= Given exercise =
How many of these lines hold the string "this"? Answer with the number only.
*** Given information
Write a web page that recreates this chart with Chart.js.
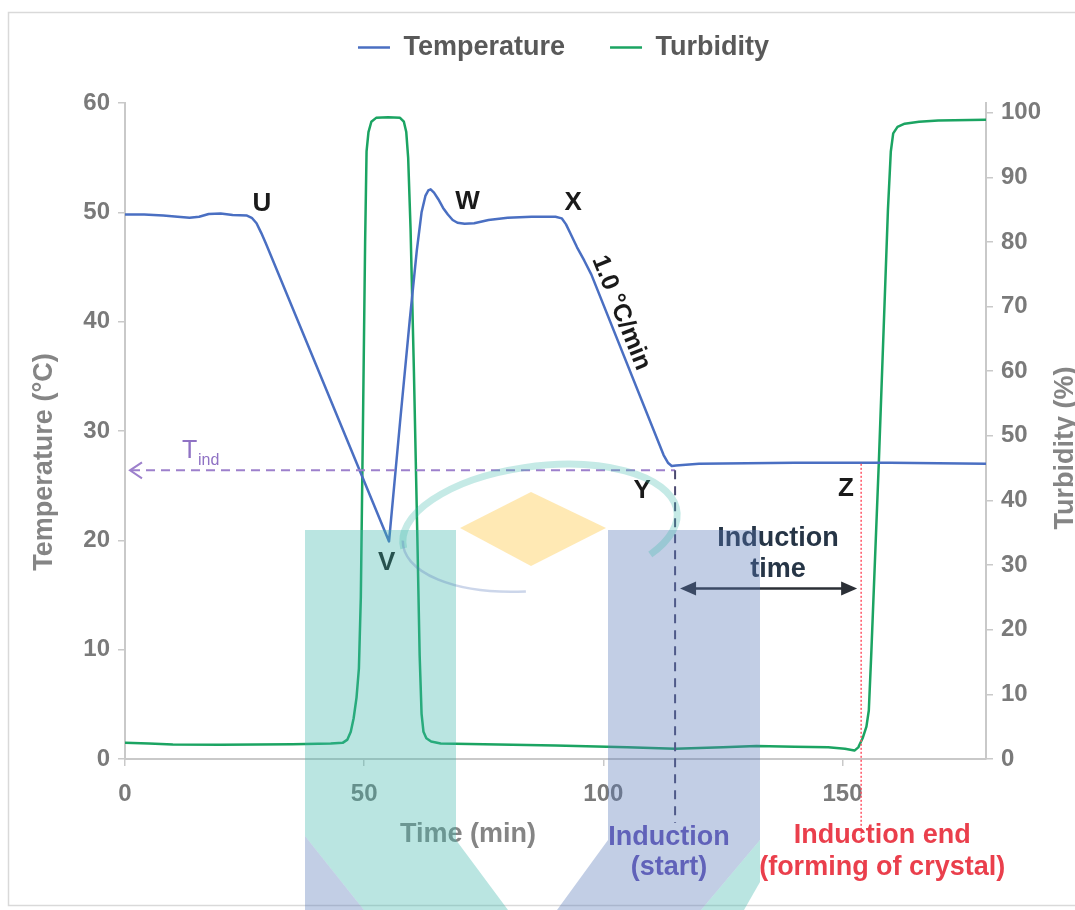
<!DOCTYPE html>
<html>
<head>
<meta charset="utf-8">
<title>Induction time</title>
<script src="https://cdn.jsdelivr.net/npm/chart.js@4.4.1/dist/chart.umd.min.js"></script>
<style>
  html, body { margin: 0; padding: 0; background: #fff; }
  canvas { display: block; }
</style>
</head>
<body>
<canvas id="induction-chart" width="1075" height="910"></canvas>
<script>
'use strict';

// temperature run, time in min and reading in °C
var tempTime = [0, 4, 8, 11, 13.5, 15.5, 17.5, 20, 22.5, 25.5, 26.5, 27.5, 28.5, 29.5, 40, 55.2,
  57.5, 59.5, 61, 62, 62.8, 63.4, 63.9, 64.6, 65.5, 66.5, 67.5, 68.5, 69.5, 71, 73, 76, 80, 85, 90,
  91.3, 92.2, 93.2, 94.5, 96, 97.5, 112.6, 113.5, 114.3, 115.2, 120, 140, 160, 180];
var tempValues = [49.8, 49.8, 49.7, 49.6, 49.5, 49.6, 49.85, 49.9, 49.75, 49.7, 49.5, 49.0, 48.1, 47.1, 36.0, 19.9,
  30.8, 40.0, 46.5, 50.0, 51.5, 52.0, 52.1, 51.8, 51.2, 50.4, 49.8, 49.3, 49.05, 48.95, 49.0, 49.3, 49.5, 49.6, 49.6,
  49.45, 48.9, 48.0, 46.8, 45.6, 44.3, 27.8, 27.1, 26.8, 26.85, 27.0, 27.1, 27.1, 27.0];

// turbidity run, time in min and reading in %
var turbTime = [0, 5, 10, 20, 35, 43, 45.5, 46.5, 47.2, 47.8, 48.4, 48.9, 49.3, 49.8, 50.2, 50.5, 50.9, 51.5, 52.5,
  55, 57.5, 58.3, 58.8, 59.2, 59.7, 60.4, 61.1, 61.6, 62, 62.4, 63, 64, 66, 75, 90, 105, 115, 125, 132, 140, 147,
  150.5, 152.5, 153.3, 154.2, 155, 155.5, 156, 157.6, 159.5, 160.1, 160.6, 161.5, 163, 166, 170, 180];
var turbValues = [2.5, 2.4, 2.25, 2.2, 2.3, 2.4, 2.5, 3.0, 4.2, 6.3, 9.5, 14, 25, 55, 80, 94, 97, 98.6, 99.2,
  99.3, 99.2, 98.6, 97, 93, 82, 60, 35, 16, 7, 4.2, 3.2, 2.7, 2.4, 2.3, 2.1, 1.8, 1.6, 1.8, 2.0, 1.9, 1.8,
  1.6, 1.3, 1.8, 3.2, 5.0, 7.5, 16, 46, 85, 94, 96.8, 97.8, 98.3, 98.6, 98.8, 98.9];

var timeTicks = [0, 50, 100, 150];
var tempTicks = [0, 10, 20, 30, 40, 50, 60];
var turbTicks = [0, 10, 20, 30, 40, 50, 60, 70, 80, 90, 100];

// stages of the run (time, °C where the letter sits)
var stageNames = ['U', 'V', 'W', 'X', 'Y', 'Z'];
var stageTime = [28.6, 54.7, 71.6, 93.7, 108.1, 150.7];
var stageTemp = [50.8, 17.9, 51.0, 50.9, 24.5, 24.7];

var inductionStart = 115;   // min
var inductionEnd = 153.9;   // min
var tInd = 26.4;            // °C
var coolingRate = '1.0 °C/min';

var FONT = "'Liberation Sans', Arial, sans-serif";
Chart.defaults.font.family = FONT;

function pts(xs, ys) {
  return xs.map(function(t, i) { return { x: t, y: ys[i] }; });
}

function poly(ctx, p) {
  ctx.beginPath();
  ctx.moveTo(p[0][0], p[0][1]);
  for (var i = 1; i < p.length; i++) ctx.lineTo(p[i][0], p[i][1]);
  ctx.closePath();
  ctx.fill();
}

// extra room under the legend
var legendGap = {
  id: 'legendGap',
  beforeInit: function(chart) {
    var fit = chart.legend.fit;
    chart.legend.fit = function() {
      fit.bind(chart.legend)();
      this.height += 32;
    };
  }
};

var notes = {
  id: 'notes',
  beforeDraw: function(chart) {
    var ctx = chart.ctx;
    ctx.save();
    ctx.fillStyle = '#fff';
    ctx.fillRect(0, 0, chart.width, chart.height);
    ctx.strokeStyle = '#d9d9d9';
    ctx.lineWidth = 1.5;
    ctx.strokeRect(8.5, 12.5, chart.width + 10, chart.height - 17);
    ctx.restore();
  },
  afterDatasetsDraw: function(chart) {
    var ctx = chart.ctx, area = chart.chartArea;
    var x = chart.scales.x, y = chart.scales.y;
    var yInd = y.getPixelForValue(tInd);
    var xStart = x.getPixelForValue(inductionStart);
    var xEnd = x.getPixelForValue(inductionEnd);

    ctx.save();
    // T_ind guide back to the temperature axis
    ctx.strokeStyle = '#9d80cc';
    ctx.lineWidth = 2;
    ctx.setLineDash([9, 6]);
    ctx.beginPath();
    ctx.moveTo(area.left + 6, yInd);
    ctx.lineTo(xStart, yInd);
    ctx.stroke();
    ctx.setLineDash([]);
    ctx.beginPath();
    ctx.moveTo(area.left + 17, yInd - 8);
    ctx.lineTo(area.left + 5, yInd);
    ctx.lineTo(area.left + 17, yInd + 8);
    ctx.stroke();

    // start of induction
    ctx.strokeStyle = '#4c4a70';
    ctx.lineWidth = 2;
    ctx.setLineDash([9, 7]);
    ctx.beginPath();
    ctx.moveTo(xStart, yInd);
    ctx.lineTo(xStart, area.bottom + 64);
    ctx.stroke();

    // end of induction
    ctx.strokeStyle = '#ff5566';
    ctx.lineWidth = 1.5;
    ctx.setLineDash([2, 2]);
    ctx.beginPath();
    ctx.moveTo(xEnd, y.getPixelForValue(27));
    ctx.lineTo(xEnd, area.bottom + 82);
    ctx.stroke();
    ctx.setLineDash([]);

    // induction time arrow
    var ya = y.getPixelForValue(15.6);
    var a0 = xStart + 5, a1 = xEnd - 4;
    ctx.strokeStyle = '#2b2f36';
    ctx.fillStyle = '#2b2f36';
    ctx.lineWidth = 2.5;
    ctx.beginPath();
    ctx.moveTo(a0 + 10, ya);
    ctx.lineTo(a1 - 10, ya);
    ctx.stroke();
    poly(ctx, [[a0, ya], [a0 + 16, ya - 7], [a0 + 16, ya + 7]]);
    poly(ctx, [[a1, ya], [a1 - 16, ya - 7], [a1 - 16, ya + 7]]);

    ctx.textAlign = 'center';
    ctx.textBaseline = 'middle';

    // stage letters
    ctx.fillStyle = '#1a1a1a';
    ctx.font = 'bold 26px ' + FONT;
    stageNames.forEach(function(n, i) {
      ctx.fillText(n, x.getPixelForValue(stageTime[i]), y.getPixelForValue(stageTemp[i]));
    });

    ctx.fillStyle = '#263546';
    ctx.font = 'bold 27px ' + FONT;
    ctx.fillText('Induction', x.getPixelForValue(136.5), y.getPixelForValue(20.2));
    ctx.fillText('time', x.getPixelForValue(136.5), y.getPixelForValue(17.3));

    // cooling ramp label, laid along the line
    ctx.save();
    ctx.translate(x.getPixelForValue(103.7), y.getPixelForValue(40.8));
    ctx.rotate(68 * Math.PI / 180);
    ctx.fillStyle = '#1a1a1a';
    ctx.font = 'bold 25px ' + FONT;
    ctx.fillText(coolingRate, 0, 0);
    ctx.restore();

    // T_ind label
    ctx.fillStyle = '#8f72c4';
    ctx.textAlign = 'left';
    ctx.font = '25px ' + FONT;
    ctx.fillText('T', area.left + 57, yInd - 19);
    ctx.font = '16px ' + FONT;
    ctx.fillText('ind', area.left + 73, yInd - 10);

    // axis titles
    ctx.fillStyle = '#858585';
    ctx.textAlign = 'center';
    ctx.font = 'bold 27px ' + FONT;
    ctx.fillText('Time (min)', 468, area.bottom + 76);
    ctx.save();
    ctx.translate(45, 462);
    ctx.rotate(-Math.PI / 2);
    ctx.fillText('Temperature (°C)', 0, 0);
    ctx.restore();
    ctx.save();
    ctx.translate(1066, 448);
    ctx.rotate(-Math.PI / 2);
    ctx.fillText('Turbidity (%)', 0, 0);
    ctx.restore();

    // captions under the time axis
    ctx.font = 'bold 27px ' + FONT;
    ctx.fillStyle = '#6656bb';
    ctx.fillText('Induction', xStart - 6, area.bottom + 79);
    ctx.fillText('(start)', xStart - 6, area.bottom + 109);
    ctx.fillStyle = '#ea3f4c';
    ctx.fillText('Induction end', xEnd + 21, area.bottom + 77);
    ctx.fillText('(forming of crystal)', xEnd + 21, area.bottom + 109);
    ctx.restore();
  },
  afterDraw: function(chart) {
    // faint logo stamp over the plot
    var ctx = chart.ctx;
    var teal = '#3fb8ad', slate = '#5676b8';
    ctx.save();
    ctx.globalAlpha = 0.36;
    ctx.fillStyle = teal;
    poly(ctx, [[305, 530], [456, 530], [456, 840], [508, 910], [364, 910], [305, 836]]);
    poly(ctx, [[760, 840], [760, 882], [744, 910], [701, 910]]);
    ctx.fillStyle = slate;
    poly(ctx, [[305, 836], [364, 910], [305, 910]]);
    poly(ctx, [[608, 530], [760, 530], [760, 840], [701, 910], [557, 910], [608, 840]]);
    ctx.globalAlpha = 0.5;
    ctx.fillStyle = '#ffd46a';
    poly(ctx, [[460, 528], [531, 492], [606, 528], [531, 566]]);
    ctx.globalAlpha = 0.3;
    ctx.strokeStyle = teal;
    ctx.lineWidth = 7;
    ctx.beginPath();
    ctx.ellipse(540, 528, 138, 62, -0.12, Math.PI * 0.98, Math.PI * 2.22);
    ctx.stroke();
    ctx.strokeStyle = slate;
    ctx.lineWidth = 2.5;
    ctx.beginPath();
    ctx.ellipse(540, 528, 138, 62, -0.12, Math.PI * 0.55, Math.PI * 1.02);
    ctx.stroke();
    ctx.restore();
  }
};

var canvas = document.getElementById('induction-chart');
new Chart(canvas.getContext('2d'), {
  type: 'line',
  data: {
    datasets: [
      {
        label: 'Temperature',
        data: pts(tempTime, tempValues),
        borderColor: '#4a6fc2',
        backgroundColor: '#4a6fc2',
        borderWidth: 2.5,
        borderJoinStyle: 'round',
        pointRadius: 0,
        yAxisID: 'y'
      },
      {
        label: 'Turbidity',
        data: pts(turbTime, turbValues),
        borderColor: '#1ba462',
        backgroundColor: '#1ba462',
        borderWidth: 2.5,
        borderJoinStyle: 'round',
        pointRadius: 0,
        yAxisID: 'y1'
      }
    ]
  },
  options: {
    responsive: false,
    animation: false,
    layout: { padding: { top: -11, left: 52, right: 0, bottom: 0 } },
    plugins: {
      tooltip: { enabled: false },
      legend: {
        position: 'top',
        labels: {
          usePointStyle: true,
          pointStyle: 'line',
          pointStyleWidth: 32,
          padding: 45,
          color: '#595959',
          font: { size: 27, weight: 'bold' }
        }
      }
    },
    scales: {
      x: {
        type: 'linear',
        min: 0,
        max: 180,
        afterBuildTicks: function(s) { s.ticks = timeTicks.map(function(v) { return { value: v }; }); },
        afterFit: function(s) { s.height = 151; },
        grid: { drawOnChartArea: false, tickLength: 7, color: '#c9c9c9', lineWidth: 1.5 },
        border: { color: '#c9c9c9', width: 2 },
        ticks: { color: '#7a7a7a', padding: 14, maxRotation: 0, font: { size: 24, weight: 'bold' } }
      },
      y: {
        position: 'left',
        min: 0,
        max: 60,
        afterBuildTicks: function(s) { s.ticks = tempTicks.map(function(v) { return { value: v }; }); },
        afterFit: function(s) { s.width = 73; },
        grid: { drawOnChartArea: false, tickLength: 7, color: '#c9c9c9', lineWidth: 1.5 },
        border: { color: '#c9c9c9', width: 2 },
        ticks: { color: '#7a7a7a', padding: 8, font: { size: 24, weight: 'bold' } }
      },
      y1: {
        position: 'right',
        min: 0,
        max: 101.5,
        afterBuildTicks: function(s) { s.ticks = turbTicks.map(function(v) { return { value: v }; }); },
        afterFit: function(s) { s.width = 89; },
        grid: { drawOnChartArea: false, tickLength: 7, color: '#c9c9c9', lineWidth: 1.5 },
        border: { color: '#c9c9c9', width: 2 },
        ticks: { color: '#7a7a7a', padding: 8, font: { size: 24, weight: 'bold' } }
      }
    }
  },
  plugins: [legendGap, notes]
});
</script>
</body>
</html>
******
= Full output =
2